What the task asks: Write out the full listing exactly as given, minus the images.
----
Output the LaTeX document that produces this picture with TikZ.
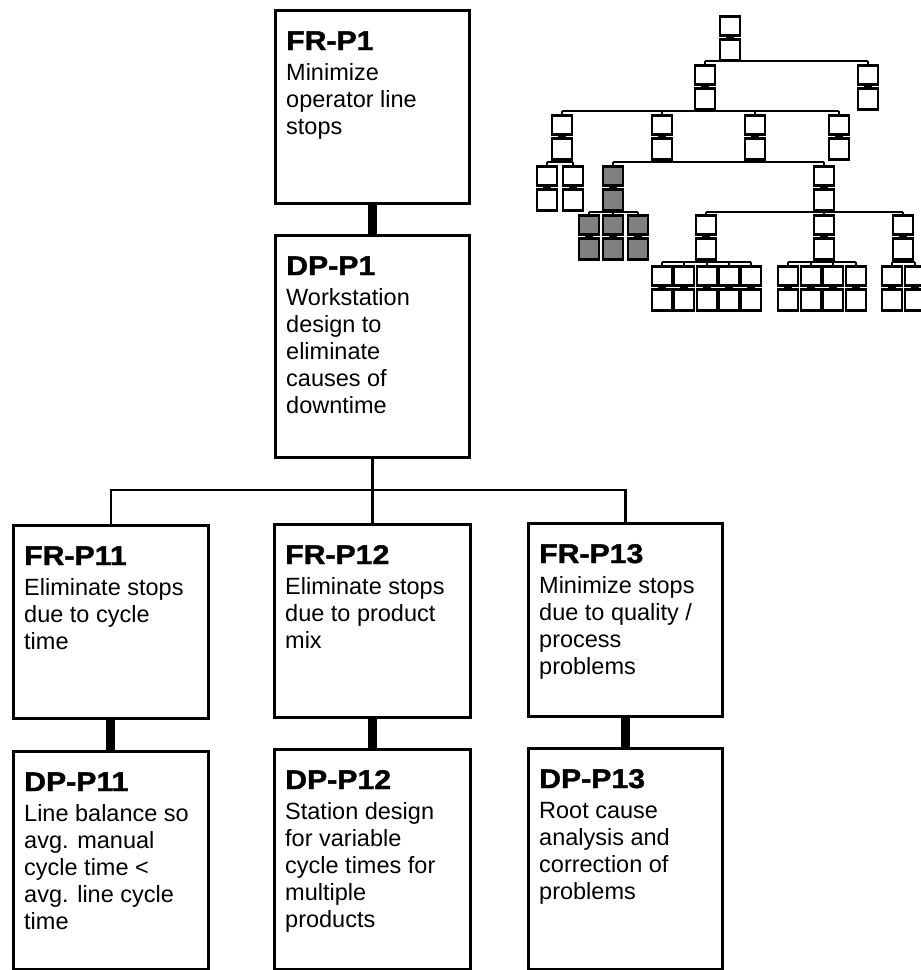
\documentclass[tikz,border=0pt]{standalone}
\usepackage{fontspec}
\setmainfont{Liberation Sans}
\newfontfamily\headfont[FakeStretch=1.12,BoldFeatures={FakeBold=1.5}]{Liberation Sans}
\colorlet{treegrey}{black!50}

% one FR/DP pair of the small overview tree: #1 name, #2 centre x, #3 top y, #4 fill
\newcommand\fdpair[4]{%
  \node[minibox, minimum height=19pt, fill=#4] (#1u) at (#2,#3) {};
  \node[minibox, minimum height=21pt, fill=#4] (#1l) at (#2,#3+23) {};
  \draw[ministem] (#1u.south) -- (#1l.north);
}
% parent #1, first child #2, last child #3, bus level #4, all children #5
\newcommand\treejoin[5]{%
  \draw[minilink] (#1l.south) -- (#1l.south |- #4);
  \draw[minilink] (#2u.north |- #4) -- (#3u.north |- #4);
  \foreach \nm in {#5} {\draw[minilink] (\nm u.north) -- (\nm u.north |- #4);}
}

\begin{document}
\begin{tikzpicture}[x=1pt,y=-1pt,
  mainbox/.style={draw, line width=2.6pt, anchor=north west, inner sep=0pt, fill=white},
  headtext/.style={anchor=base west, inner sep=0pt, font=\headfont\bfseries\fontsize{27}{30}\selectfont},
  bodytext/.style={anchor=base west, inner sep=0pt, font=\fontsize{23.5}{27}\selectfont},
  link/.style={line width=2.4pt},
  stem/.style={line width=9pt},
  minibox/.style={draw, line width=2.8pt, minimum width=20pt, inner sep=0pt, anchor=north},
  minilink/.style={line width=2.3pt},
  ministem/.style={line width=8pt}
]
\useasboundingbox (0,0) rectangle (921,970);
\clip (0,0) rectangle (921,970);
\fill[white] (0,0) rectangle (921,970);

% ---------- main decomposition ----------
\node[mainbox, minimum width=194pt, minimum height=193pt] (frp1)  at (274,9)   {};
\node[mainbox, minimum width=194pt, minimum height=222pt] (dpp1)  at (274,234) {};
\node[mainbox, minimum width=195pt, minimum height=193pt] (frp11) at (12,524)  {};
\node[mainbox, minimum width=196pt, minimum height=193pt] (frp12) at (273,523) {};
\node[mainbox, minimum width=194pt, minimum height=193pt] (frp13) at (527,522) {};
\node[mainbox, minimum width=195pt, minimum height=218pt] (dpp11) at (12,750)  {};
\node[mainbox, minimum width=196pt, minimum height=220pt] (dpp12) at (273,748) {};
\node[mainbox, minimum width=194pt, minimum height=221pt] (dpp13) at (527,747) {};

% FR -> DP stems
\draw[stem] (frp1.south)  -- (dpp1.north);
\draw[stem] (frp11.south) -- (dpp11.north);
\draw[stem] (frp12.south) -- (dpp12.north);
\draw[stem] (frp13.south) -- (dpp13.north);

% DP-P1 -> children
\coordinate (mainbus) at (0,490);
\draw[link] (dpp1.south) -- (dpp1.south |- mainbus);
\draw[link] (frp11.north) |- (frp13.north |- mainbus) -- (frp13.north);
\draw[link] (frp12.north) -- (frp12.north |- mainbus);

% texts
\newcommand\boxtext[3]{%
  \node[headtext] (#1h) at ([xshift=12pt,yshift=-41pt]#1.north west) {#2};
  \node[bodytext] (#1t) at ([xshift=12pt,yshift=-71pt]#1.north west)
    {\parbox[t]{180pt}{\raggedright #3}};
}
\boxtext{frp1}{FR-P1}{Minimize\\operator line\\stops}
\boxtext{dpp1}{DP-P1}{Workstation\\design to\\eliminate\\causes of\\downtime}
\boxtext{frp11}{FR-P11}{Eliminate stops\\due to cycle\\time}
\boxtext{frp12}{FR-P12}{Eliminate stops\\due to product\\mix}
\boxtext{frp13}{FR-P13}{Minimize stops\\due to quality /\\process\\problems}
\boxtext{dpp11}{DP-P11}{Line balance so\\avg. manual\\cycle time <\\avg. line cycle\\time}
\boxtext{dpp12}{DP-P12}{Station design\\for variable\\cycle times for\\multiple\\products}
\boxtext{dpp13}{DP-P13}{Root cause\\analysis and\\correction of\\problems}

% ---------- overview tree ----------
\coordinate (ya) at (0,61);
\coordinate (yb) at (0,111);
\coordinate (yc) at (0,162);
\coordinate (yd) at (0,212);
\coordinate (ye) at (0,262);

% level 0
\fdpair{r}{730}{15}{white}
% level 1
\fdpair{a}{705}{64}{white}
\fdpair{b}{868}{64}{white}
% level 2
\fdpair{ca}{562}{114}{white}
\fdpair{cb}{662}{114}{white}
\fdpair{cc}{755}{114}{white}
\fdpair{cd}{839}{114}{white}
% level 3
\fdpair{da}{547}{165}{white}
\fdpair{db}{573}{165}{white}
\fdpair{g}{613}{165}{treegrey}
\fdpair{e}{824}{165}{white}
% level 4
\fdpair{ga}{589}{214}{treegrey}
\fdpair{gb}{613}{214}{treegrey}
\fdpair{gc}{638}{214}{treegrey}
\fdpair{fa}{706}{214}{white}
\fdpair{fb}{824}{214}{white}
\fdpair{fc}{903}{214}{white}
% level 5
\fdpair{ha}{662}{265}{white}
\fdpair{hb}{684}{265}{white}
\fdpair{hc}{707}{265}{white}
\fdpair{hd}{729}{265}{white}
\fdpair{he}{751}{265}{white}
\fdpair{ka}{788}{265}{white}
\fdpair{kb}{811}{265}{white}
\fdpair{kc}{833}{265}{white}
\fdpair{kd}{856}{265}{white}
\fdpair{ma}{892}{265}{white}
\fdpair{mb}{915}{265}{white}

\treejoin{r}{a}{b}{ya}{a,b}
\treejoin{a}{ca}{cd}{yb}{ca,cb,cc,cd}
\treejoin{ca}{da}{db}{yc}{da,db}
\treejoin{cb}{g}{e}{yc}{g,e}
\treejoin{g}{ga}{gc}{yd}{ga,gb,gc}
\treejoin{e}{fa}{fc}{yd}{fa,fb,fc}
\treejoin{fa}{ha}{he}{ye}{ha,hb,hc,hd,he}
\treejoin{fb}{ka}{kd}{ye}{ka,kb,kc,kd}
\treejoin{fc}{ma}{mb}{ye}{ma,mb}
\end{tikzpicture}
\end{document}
----
Solution for this problem:
Output the LaTeX document that produces this picture with TikZ.
\documentclass[tikz,border=0pt]{standalone}
\usepackage{fontspec}
\setmainfont{Liberation Sans}
\newfontfamily\headfont[FakeStretch=1.12,BoldFeatures={FakeBold=1.5}]{Liberation Sans}
\colorlet{treegrey}{black!50}

% one FR/DP pair of the small overview tree: #1 name, #2 centre x, #3 top y, #4 fill
\newcommand\fdpair[4]{%
  \node[minibox, minimum height=19pt, fill=#4] (#1u) at (#2,#3) {};
  \node[minibox, minimum height=21pt, fill=#4] (#1l) at (#2,#3+23) {};
  \draw[ministem] (#1u.south) -- (#1l.north);
}
% parent #1, first child #2, last child #3, bus level #4, all children #5
\newcommand\treejoin[5]{%
  \draw[minilink] (#1l.south) -- (#1l.south |- #4);
  \draw[minilink] (#2u.north |- #4) -- (#3u.north |- #4);
  \foreach \nm in {#5} {\draw[minilink] (\nm u.north) -- (\nm u.north |- #4);}
}

\begin{document}
\begin{tikzpicture}[x=1pt,y=-1pt,
  mainbox/.style={draw, line width=2.6pt, anchor=north west, inner sep=0pt, fill=white},
  headtext/.style={anchor=base west, inner sep=0pt, font=\headfont\bfseries\fontsize{27}{30}\selectfont},
  bodytext/.style={anchor=base west, inner sep=0pt, font=\fontsize{23.5}{27}\selectfont},
  link/.style={line width=2.4pt},
  stem/.style={line width=9pt},
  minibox/.style={draw, line width=2.8pt, minimum width=20pt, inner sep=0pt, anchor=north},
  minilink/.style={line width=2.3pt},
  ministem/.style={line width=8pt}
]
\useasboundingbox (0,0) rectangle (921,970);
\clip (0,0) rectangle (921,970);
\fill[white] (0,0) rectangle (921,970);

% ---------- main decomposition ----------
\node[mainbox, minimum width=194pt, minimum height=193pt] (frp1)  at (274,9)   {};
\node[mainbox, minimum width=194pt, minimum height=222pt] (dpp1)  at (274,234) {};
\node[mainbox, minimum width=195pt, minimum height=193pt] (frp11) at (12,524)  {};
\node[mainbox, minimum width=196pt, minimum height=193pt] (frp12) at (273,523) {};
\node[mainbox, minimum width=194pt, minimum height=193pt] (frp13) at (527,522) {};
\node[mainbox, minimum width=195pt, minimum height=218pt] (dpp11) at (12,750)  {};
\node[mainbox, minimum width=196pt, minimum height=220pt] (dpp12) at (273,748) {};
\node[mainbox, minimum width=194pt, minimum height=221pt] (dpp13) at (527,747) {};

% FR -> DP stems
\draw[stem] (frp1.south)  -- (dpp1.north);
\draw[stem] (frp11.south) -- (dpp11.north);
\draw[stem] (frp12.south) -- (dpp12.north);
\draw[stem] (frp13.south) -- (dpp13.north);

% DP-P1 -> children
\coordinate (mainbus) at (0,490);
\draw[link] (dpp1.south) -- (dpp1.south |- mainbus);
\draw[link] (frp11.north) |- (frp13.north |- mainbus) -- (frp13.north);
\draw[link] (frp12.north) -- (frp12.north |- mainbus);

% texts
\newcommand\boxtext[3]{%
  \node[headtext] (#1h) at ([xshift=12pt,yshift=-41pt]#1.north west) {#2};
  \node[bodytext] (#1t) at ([xshift=12pt,yshift=-71pt]#1.north west)
    {\parbox[t]{180pt}{\raggedright #3}};
}
\boxtext{frp1}{FR-P1}{Minimize\\operator line\\stops}
\boxtext{dpp1}{DP-P1}{Workstation\\design to\\eliminate\\causes of\\downtime}
\boxtext{frp11}{FR-P11}{Eliminate stops\\due to cycle\\time}
\boxtext{frp12}{FR-P12}{Eliminate stops\\due to product\\mix}
\boxtext{frp13}{FR-P13}{Minimize stops\\due to quality /\\process\\problems}
\boxtext{dpp11}{DP-P11}{Line balance so\\avg. manual\\cycle time <\\avg. line cycle\\time}
\boxtext{dpp12}{DP-P12}{Station design\\for variable\\cycle times for\\multiple\\products}
\boxtext{dpp13}{DP-P13}{Root cause\\analysis and\\correction of\\problems}

% ---------- overview tree ----------
\coordinate (ya) at (0,61);
\coordinate (yb) at (0,111);
\coordinate (yc) at (0,162);
\coordinate (yd) at (0,212);
\coordinate (ye) at (0,262);

% level 0
\fdpair{r}{730}{15}{white}
% level 1
\fdpair{a}{705}{64}{white}
\fdpair{b}{868}{64}{white}
% level 2
\fdpair{ca}{562}{114}{white}
\fdpair{cb}{662}{114}{white}
\fdpair{cc}{755}{114}{white}
\fdpair{cd}{839}{114}{white}
% level 3
\fdpair{da}{547}{165}{white}
\fdpair{db}{573}{165}{white}
\fdpair{g}{613}{165}{treegrey}
\fdpair{e}{824}{165}{white}
% level 4
\fdpair{ga}{589}{214}{treegrey}
\fdpair{gb}{613}{214}{treegrey}
\fdpair{gc}{638}{214}{treegrey}
\fdpair{fa}{706}{214}{white}
\fdpair{fb}{824}{214}{white}
\fdpair{fc}{903}{214}{white}
% level 5
\fdpair{ha}{662}{265}{white}
\fdpair{hb}{684}{265}{white}
\fdpair{hc}{707}{265}{white}
\fdpair{hd}{729}{265}{white}
\fdpair{he}{751}{265}{white}
\fdpair{ka}{788}{265}{white}
\fdpair{kb}{811}{265}{white}
\fdpair{kc}{833}{265}{white}
\fdpair{kd}{856}{265}{white}
\fdpair{ma}{892}{265}{white}
\fdpair{mb}{915}{265}{white}

\treejoin{r}{a}{b}{ya}{a,b}
\treejoin{a}{ca}{cd}{yb}{ca,cb,cc,cd}
\treejoin{ca}{da}{db}{yc}{da,db}
\treejoin{cb}{g}{e}{yc}{g,e}
\treejoin{g}{ga}{gc}{yd}{ga,gb,gc}
\treejoin{e}{fa}{fc}{yd}{fa,fb,fc}
\treejoin{fa}{ha}{he}{ye}{ha,hb,hc,hd,he}
\treejoin{fb}{ka}{kd}{ye}{ka,kb,kc,kd}
\treejoin{fc}{ma}{mb}{ye}{ma,mb}
\end{tikzpicture}
\end{document}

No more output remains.